▶ [Stated problem]: Search the data for the string "Reproduce" and gather each line it is in.

▶ [Dataset]:
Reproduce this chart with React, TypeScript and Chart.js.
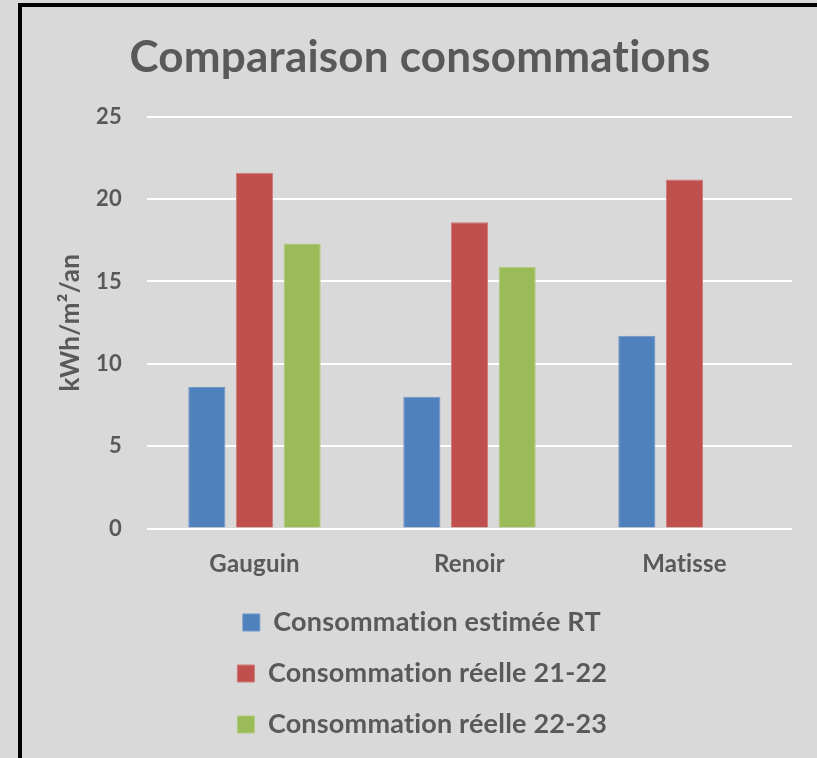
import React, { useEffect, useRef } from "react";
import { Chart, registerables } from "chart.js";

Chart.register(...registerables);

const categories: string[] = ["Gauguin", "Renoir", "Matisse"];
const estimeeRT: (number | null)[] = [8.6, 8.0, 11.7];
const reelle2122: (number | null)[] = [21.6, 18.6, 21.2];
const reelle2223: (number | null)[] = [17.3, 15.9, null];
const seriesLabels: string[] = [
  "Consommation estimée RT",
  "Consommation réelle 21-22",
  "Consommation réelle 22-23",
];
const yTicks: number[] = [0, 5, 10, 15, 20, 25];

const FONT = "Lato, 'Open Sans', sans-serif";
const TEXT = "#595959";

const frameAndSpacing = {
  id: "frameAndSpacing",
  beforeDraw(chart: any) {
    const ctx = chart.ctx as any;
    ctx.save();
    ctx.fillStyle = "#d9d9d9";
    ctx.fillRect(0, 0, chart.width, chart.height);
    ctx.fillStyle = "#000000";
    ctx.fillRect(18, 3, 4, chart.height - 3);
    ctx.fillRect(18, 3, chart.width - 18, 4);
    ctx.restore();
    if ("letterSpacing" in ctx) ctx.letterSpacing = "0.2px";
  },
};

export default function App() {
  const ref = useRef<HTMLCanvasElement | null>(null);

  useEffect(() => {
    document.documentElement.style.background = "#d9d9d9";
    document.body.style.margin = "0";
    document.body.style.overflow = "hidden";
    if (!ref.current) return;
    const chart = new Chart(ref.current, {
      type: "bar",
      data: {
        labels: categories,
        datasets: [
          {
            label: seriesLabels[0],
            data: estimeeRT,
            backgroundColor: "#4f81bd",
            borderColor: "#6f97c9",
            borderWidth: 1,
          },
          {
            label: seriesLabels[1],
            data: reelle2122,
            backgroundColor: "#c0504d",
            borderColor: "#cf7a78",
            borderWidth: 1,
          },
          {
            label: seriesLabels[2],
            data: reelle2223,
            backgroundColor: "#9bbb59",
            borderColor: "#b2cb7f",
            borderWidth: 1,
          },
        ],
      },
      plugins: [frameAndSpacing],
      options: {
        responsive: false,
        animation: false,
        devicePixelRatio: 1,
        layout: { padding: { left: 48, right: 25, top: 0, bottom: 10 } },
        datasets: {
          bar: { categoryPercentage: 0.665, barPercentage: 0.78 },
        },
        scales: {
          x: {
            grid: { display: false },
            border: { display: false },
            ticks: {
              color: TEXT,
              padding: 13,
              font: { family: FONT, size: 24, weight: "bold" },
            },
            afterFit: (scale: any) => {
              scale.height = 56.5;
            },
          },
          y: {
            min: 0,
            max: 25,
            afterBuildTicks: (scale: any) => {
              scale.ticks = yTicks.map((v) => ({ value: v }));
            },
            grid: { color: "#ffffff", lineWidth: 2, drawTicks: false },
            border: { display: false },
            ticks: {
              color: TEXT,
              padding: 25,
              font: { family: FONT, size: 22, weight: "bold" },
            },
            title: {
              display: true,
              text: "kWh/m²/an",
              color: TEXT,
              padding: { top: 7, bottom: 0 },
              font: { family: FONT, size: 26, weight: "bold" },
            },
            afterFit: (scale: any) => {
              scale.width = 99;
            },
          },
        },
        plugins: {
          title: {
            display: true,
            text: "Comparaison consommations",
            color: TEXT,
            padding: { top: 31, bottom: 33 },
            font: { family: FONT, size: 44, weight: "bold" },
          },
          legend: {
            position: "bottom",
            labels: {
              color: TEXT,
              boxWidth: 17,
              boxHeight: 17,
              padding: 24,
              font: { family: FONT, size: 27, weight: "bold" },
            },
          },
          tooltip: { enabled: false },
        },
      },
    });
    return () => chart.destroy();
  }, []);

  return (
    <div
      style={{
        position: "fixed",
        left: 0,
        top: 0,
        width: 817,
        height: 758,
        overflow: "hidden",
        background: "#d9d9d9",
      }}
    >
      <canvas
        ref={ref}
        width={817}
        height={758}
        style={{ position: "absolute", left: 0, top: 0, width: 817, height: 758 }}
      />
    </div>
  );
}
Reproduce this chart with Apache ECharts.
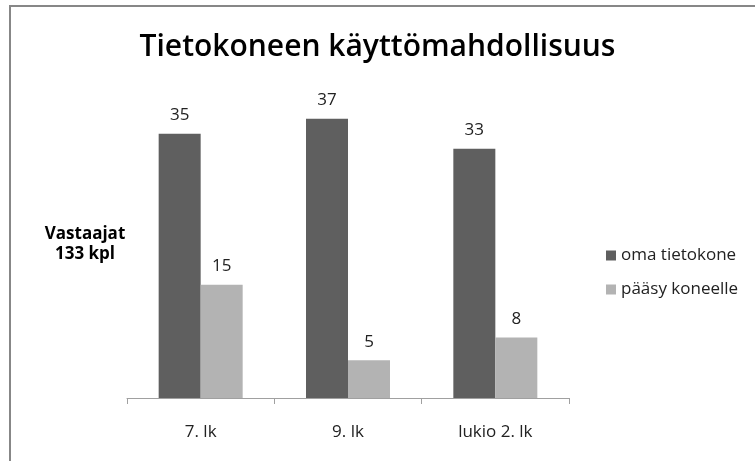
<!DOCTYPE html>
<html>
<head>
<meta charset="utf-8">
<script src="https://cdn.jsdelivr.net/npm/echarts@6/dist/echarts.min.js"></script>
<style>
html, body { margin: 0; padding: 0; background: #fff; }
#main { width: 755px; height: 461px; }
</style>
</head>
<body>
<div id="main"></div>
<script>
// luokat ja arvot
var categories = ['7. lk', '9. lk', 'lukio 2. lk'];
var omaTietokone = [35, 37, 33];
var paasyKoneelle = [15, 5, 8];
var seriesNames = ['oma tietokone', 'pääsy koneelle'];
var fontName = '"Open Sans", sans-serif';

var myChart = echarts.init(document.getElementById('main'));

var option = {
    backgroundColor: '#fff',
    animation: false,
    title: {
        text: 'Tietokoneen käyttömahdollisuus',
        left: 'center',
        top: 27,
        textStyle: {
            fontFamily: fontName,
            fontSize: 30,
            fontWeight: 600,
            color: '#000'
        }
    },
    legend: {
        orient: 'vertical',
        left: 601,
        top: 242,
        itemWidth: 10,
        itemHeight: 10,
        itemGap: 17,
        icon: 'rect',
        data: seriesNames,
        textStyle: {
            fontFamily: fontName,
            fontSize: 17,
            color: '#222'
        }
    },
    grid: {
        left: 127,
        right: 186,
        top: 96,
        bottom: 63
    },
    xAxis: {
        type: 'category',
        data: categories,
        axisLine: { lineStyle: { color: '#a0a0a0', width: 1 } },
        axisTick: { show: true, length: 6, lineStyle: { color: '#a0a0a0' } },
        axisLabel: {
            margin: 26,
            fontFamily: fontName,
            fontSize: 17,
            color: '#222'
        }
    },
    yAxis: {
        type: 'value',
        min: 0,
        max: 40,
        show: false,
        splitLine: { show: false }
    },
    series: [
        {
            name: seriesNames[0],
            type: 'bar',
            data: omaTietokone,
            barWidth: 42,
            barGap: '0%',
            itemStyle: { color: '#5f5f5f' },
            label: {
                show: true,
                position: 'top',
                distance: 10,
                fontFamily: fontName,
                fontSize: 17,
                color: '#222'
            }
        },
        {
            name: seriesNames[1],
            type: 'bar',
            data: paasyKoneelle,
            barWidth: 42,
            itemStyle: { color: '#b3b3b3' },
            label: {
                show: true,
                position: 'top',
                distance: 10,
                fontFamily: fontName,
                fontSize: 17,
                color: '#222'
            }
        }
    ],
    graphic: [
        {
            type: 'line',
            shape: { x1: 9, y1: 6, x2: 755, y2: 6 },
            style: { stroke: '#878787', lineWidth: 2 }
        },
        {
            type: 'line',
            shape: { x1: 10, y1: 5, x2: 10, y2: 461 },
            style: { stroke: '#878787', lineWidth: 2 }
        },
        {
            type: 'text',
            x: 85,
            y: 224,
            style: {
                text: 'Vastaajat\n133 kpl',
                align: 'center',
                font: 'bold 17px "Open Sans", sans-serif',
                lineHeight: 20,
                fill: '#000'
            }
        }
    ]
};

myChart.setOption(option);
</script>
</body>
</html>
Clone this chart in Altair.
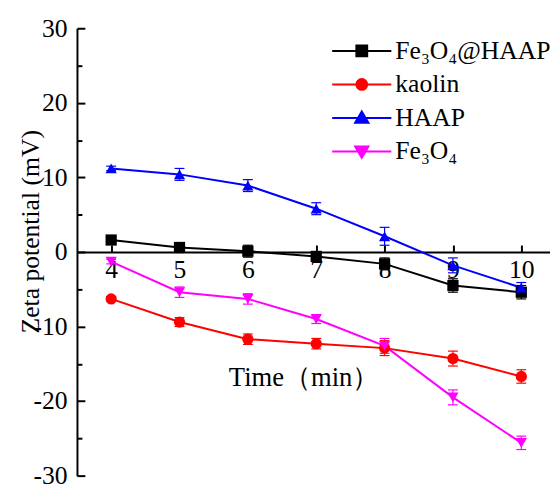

▶ [Completed task]:
Reproduce this chart with React, TypeScript and Chart.js.
Reproduce this chart with Apache ECharts.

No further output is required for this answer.